> _WHAT IS EXPECTED_:
Copy the records below exactly, starting at the line that contains "Rebuild this chart" and ending at the line that contains "import seaborn as sns"; leave out any pictures.

> _Rows from a dataset of charts and code_:
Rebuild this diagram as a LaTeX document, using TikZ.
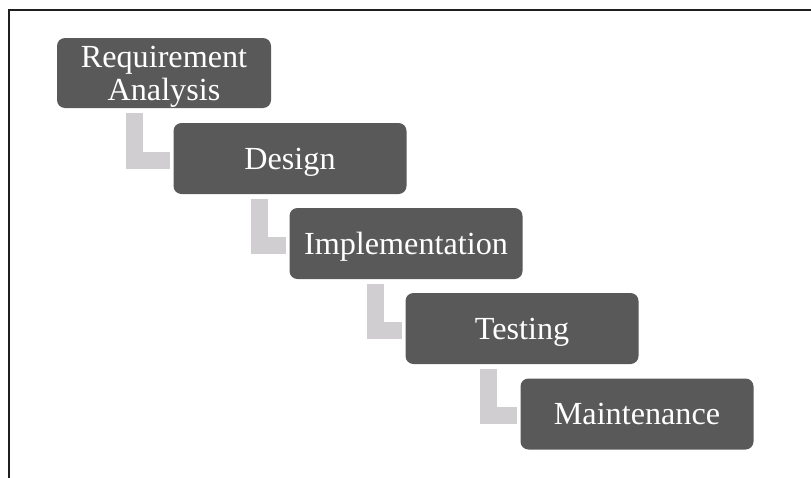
\documentclass[tikz,border=0pt]{standalone}
\usepackage{fontspec}
\setmainfont{Liberation Serif}
\usetikzlibrary{calc}
\definecolor{stepgray}{RGB}{89,89,89}
\definecolor{elbowgray}{RGB}{208,206,208}

\begin{document}
\begin{tikzpicture}[x=1pt, y=-1pt,
  stage/.style={fill=stepgray, rounded corners=8pt, text=white, minimum width=233pt,
    minimum height=71pt, inner sep=0pt, font=\fontsize{32.2}{33}\selectfont,
    text height=28.5pt, text depth=7pt},
  elbow/.style={draw=elbowgray, line width=17pt, line cap=butt, line join=miter}]
\useasboundingbox (0,0) rectangle (811,477);
\draw[line width=2pt, black!88] (9.3,480) -- (9.3,10.3) -- (815,10.3);

\node[stage, minimum width=214pt, minimum height=70pt, align=center,
  text height=61.5pt] (req) at (164,73) {Requirement\\Analysis};
\node[stage] (des) at (290,158.5) {Design};
\node[stage] (imp) at (406,243.5) {Implementation};
\node[stage] (tes) at (522,328.5) {Testing};
\node[stage] (mai) at (637,414) {Maintenance};

\draw[elbow] ($(des.west |- req.south)+(-39,5)$) |- ($(des.west)+(-3,1.5)$);
\draw[elbow] ($(imp.west |- des.south)+(-30,5)$) |- ($(imp.west)+(-3,1.5)$);
\draw[elbow] ($(tes.west |- imp.south)+(-30,5)$) |- ($(tes.west)+(-3,1.5)$);
\draw[elbow] ($(mai.west |- tes.south)+(-31.5,5)$) |- ($(mai.west)+(-3,1.5)$);

\end{tikzpicture}
\end{document}
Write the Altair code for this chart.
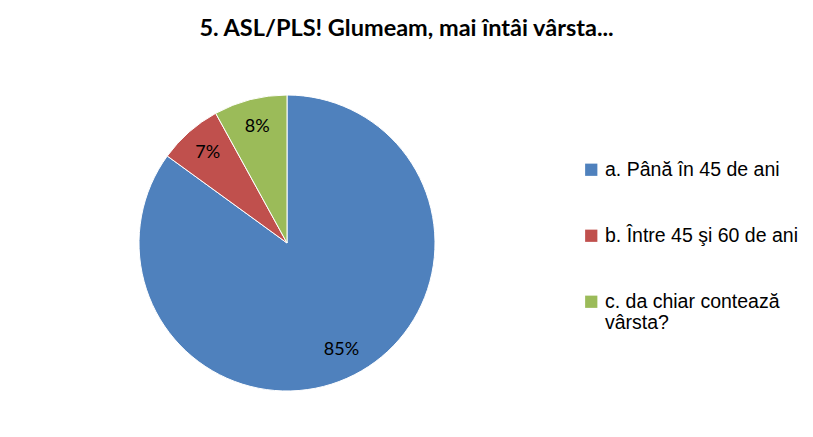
import json
import altair as alt
import pandas as pd

categories = ["a. Până în 45 de ani", "b. Între 45 şi 60 de ani", "c. da chiar contează vârsta?"]
values = [85, 7, 8]
colors = ["#4F81BD", "#C0504D", "#9BBB59"]
# how the long legend label is wrapped over two lines
wrapped = {"c. da chiar contează vârsta?": ["c. da chiar contează", "vârsta?"]}
title_text = "5. ASL/PLS! Glumeam, mai întâi vârsta..."

df = pd.DataFrame({
    "category": categories,
    "value": values,
    "idx": list(range(len(categories))),
})
df["label"] = df["value"].astype(str) + "%"

label_expr = "datum.label"
for k, v in wrapped.items():
    label_expr = f"datum.label == {json.dumps(k, ensure_ascii=False)} ? {json.dumps(v, ensure_ascii=False)} : ({label_expr})"

base = alt.Chart(df).encode(
    theta=alt.Theta("value:Q", stack=True),
    order=alt.Order("idx:Q", sort="ascending"),
    x=alt.value(279),
    y=alt.value(190),
)

pie = base.mark_arc(outerRadius=148, stroke="white", strokeWidth=1).encode(
    color=alt.Color(
        "category:N",
        scale=alt.Scale(domain=categories, range=colors),
        sort=categories,
        legend=alt.Legend(
            title=None,
            orient="none",
            legendX=573.5,
            legendY=107,
            symbolType="square",
            symbolSize=150,
            symbolStrokeWidth=0,
            labelFont="Liberation Sans",
            labelFontSize=19.5,
            labelColor="black",
            labelLimit=400,
            labelOffset=4,
            rowPadding=45,
            padding=0,
            labelExpr=label_expr,
        ),
    )
)

text = base.mark_text(radius=120, font="Lato", fontSize=18, color="black").encode(
    text="label:N"
)

chart = (pie + text).properties(
    width=797,
    height=376,
    padding={"left": 0, "top": 45, "right": 0, "bottom": 0},
    autosize="none",
    title=alt.Title(
        title_text,
        font="Lato",
        fontSize=23.5,
        fontWeight="bold",
        color="black",
        anchor="middle",
        baseline="alphabetic",
        offset=15,
        dy=21,
    ),
).configure_view(stroke=None)

chart.save("out.html", embed_options={"renderer": "svg", "actions": False})
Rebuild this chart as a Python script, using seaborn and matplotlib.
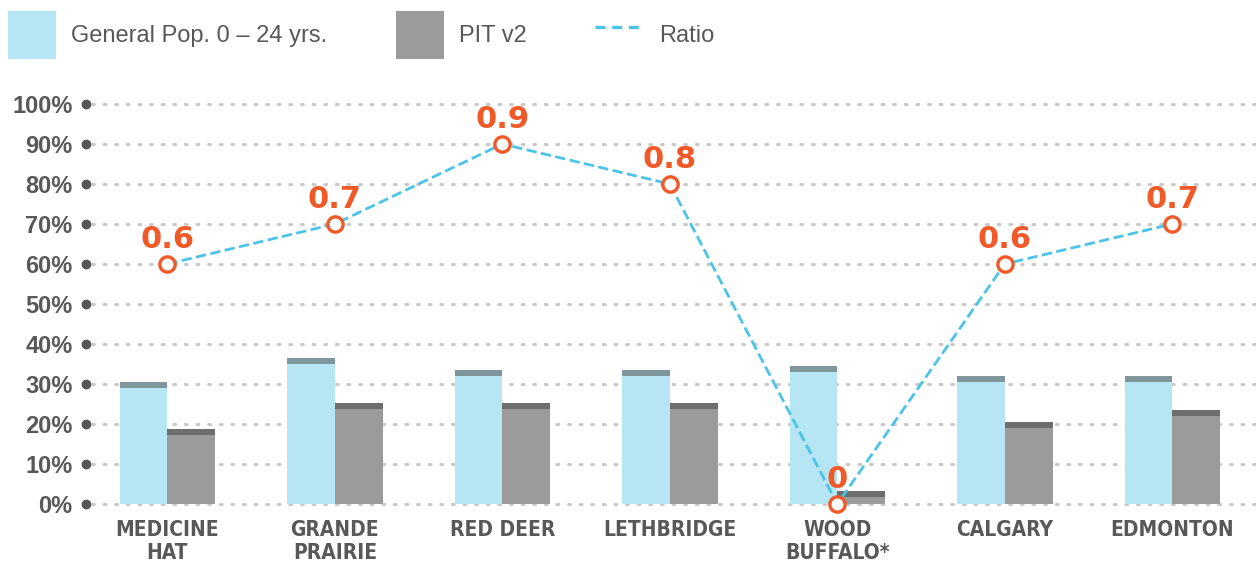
import numpy as np
import pandas as pd
import matplotlib.pyplot as plt
import matplotlib.transforms as mtransforms
from matplotlib.patches import Patch
from matplotlib.lines import Line2D
import seaborn as sns

# data
cities = ["MEDICINE\nHAT", "GRANDE\nPRAIRIE", "RED DEER", "LETHBRIDGE",
          "WOOD\nBUFFALO*", "CALGARY", "EDMONTON"]
general_pop = [30.5, 36.5, 33.5, 33.5, 34.5, 32.0, 32.0]
pit_v2 = [18.75, 25.25, 25.25, 25.25, 3.25, 20.5, 23.5]
ratio = [0.6, 0.7, 0.9, 0.8, 0.0, 0.6, 0.7]
series_names = ["General Pop. 0 – 24 yrs.", "PIT v2", "Ratio"]
y_ticks = [0, 10, 20, 30, 40, 50, 60, 70, 80, 90, 100]

CAP = 1.6  # thickness of the darker band at top of each bar

BLUE = "#b6e6f4"
BLUE_CAP = "#7f969c"
GREY = "#9b9b9c"
GREY_CAP = "#6e6e6e"
LINE = "#4cc3e8"
ORANGE = "#f05a28"
TEXT = "#58585a"

df = pd.DataFrame({
    "city": cities * 2,
    "series": [series_names[0]] * len(cities) + [series_names[1]] * len(cities),
    "value": general_pop + pit_v2,
})
df["body"] = df["value"] - CAP
ratio_df = pd.DataFrame({"city": cities, "ratio": [r * 100 for r in ratio]})

sns.set_style("white")
plt.rcParams["font.family"] = ["Liberation Sans", "DejaVu Sans"]

fig = plt.figure(figsize=(12.56, 5.65), dpi=100)
ax = fig.add_axes([92 / 1256, 55 / 565, (1256 - 92) / 1256, 412 / 565])

# dark caps (full height), then the body on top
sns.barplot(data=df, x="city", y="value", hue="series", order=cities,
            palette=[BLUE_CAP, GREY_CAP], width=0.57, legend=False, ax=ax,
            saturation=1, errorbar=None, linewidth=0, edgecolor="none")
sns.barplot(data=df, x="city", y="body", hue="series", order=cities,
            palette=[BLUE, GREY], width=0.57, legend=False, ax=ax,
            saturation=1, errorbar=None, linewidth=0, edgecolor="none")

# ratio line and markers
sns.pointplot(data=ratio_df, x="city", y="ratio", order=cities, color=LINE,
              linestyles="--", markers="", errorbar=None, ax=ax,
              linewidth=2, zorder=4)
sns.pointplot(data=ratio_df, x="city", y="ratio", order=cities, color=ORANGE,
              linestyles="none", markers="o", errorbar=None, ax=ax,
              markersize=11, markerfacecolor="white", markeredgewidth=2.4,
              zorder=5)
for ln in ax.lines:
    ln.set_clip_on(False)
for i, r in enumerate(ratio):
    ax.annotate(f"{r:g}", (i, r * 100), xytext=(0, 25), textcoords="offset pixels",
                ha="center", va="center", fontsize=22, fontweight="bold",
                color=ORANGE, family="DejaVu Sans", zorder=6)

ax.set_ylim(-1.5, 101.5)
ax.set_xlim(-0.45, 6.5)
ax.set_yticks(y_ticks)
ax.set_yticklabels([f"{t}%" for t in y_ticks], fontsize=17, fontweight="bold",
                   color=TEXT)
ax.tick_params(axis="y", length=0, pad=14)
ax.tick_params(axis="x", length=0, pad=7)
ax.set_xticks(range(len(cities)))
ax.set_xticklabels(cities, fontsize=15, fontweight="bold", color=TEXT,
                   family="DejaVu Sans", fontstretch="condensed",
                   linespacing=1.2)
ax.set_xlabel("")
ax.set_ylabel("")
for s in ax.spines.values():
    s.set_visible(False)

ax.yaxis.grid(True, color="#c8c8c8", linestyle=(0, (0.6, 3.2)), linewidth=2.2,
              dash_capstyle="round")
ax.set_axisbelow(True)

# round tick dots left of the axis
trans = mtransforms.blended_transform_factory(ax.transAxes, ax.transData)
ax.scatter([-6 / 1164] * len(y_ticks), y_ticks, s=36, color="#555555",
           transform=trans, clip_on=False, zorder=3)

handles = [
    Patch(facecolor=BLUE, edgecolor="none"),
    Patch(facecolor=GREY, edgecolor="none"),
    Line2D([], [], color=LINE, linestyle=(0, (3, 2)), linewidth=2.4),
]
fig.legend(handles, series_names, loc="upper left",
           bbox_to_anchor=(8 / 1256, 1 - 11 / 565),
           ncol=3, frameon=False, fontsize=17, handleheight=2.75,
           handlelength=2.03, handletextpad=0.65, columnspacing=2.9,
           labelcolor=TEXT, borderaxespad=0, borderpad=0)

fig.savefig("out.png", dpi=100)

> _ANSWER TO THIS EXERCISE_:
Rebuild this chart as a Python script, using seaborn and matplotlib.
import numpy as np
import pandas as pd
import matplotlib.pyplot as plt
import matplotlib.transforms as mtransforms
from matplotlib.patches import Patch
from matplotlib.lines import Line2D
import seaborn as sns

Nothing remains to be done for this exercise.